Upon arrival if the guests don’t have proper western wear (boots, jeans, Stetsons, etc.) I open the gift shop for sales. Make lots of money on that.
Each day we saddle up the horses and go hunting for road kill. Plenty around and most times it is all done by lunch time.
We then come back and have a class on how to gut, skin, and prep the roadkill for cooking dinner. Breakfast and lunch the first day has already been prepared from previous road kill trips. On subsequent days we use the previous day’s leftovers.
By late afternoon we have the “Texas Road Kill Games”. People are free to bring along a problem in their life. Someone always does bring a problem. We throw them in the tank and wager how long it takes the cottonmouth or gators to get them. Make lots of money on that one!
On subsequent afternoons, if we run out of problems, we see if any guests are dumb enough to take a dare and swim the tank. If not we take the nasty, whiny, bitchy guests and pitch them in and wager.
By evening the road kill from the day has been cooked and we hang around the chuck wagon and eat al fresco on rugged old time picnic tables. Afterward we do a splinter check and move to the next activity.
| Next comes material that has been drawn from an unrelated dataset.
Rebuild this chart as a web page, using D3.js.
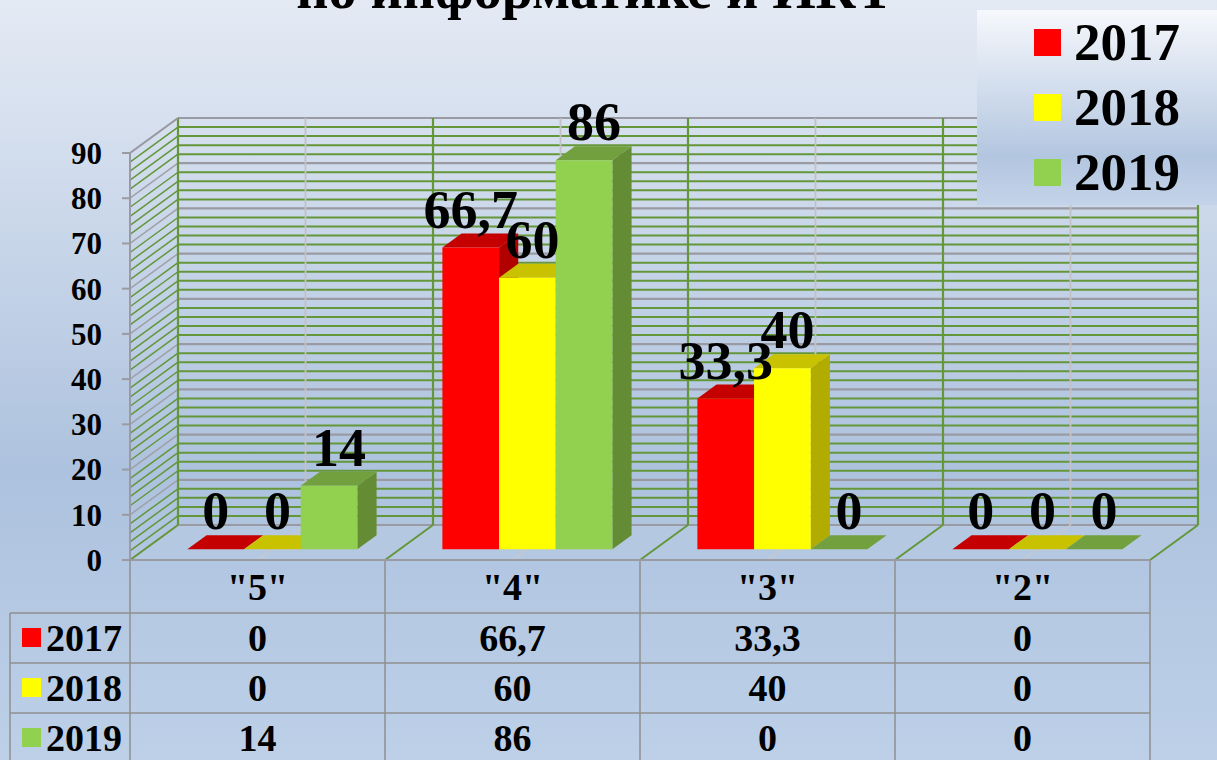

After dinner we all hang out at the fire pits drinking Champipple and recap all the fun from that day. Typically someone is so drunk they fall into a fire pit and we have wagers on how fast everyone can piss to put them out!
Later in the evening we all sit around the fire pit and play a geetar and sing western songs.
Jeez Marcel that sure looks like you!! I don’t vet these type people for obvious reasons. Have you been sneaking into our Road Kill Roundups to make extra money? Maybe that’s your side hustle then.
I think Manny is just trying to entice more winners with the juicy descriptions of his goings on down in those counties of Collin, Rockwall, Hunt, Dallas, Tarrant, Kaufman and all surrounding areas.
I don’t know. With all the special treatment he’s describing that the chooser of his prize would get, he just seems to be tryin’ a little too hard to get people down there.
I don’t know if I would do it now. Maybe some others will be fooled but not me.
If it seems too good to be true, it probably is….yup…fool me once…like that.
Oooh Oooh I know that’s Marcel at our “3 Days, 2 Nights, Total Texas Roadkill Roundup Extravaganza”. Do I get a coffee mug for Marcel exposing himself to my guests?